#### [PROVIDED DATA]
******

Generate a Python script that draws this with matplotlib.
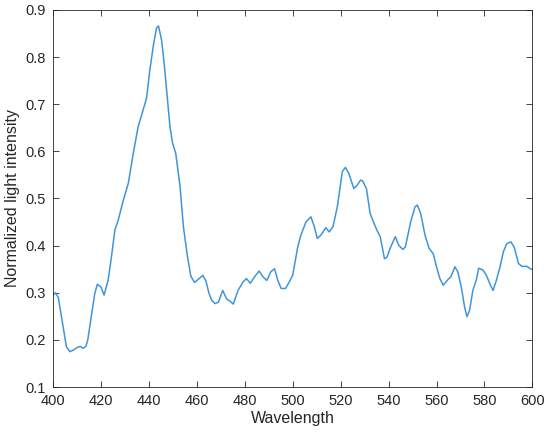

******

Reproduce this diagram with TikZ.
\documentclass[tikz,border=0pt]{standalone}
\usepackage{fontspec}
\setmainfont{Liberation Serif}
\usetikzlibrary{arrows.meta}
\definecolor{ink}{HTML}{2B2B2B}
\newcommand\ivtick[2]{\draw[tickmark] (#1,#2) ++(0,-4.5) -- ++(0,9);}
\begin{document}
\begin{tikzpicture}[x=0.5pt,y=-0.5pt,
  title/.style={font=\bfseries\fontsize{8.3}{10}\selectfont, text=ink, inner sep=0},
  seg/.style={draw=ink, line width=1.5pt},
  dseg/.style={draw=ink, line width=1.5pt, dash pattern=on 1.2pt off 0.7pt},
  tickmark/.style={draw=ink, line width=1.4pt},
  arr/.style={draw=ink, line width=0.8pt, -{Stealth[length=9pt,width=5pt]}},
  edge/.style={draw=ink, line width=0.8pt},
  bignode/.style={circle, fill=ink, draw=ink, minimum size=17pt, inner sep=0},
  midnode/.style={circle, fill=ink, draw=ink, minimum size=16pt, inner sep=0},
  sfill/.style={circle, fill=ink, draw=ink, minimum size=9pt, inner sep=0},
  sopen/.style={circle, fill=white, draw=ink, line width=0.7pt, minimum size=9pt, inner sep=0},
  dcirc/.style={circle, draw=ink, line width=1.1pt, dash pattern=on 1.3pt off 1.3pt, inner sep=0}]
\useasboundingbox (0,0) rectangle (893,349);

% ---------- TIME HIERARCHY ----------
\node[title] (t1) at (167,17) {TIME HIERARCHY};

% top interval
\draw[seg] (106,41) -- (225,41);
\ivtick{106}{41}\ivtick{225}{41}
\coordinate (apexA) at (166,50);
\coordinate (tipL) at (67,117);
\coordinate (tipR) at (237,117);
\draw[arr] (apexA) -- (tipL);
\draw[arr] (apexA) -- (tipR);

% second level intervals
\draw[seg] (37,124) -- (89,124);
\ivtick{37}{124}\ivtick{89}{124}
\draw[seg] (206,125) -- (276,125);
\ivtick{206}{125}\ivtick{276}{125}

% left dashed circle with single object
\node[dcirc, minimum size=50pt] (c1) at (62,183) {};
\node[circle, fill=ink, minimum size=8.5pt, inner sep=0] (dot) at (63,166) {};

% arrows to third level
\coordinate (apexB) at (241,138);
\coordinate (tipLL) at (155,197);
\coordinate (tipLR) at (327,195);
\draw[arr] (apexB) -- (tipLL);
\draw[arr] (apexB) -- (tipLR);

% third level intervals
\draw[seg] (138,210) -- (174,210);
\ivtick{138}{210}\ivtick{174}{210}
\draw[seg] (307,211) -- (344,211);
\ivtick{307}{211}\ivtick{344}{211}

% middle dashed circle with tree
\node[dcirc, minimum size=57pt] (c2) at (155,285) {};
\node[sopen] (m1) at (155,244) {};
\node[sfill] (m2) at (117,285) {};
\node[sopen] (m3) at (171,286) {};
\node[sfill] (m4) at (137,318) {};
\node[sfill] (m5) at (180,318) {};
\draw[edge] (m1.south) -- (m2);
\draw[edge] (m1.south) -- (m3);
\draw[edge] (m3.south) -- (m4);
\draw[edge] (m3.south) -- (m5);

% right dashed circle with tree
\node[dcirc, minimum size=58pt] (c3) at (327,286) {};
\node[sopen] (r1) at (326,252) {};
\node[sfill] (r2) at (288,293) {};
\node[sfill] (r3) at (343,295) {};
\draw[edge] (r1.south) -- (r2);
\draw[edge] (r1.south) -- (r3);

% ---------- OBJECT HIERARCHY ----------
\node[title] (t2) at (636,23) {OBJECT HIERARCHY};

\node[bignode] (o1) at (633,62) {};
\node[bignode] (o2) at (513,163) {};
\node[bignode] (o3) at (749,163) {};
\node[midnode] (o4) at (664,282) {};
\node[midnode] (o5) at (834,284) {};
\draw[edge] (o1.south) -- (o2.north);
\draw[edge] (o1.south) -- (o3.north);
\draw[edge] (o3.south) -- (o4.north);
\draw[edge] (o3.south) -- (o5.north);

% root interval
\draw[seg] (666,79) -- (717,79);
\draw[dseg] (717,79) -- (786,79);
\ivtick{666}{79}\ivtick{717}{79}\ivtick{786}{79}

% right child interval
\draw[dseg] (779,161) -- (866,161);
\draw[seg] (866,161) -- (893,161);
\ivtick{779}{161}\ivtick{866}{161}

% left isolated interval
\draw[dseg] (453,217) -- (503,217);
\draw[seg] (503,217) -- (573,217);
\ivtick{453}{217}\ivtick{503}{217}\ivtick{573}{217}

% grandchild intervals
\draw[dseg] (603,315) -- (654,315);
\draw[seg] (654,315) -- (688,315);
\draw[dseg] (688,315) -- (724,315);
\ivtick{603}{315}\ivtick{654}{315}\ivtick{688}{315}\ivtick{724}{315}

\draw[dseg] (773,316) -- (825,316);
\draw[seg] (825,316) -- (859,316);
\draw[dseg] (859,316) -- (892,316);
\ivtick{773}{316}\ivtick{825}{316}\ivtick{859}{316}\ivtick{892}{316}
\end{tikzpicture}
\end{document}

******

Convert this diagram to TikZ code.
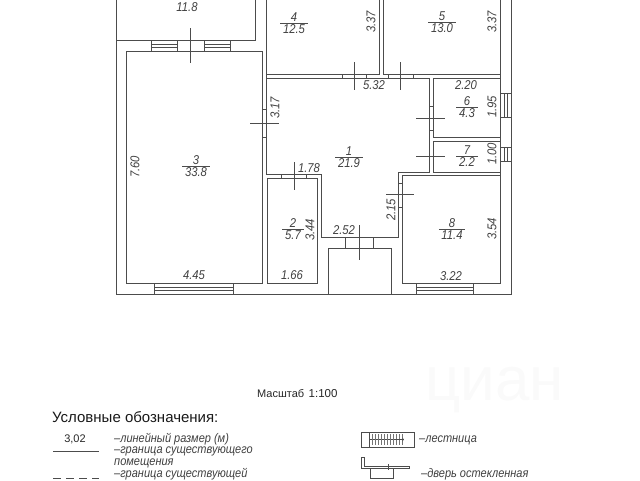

******

#### [EXERCISE]
Where a line holds "diagram", copy that line.

#### [WRITTEN RESPONSE]
Reproduce this diagram with TikZ.
Convert this diagram to TikZ code.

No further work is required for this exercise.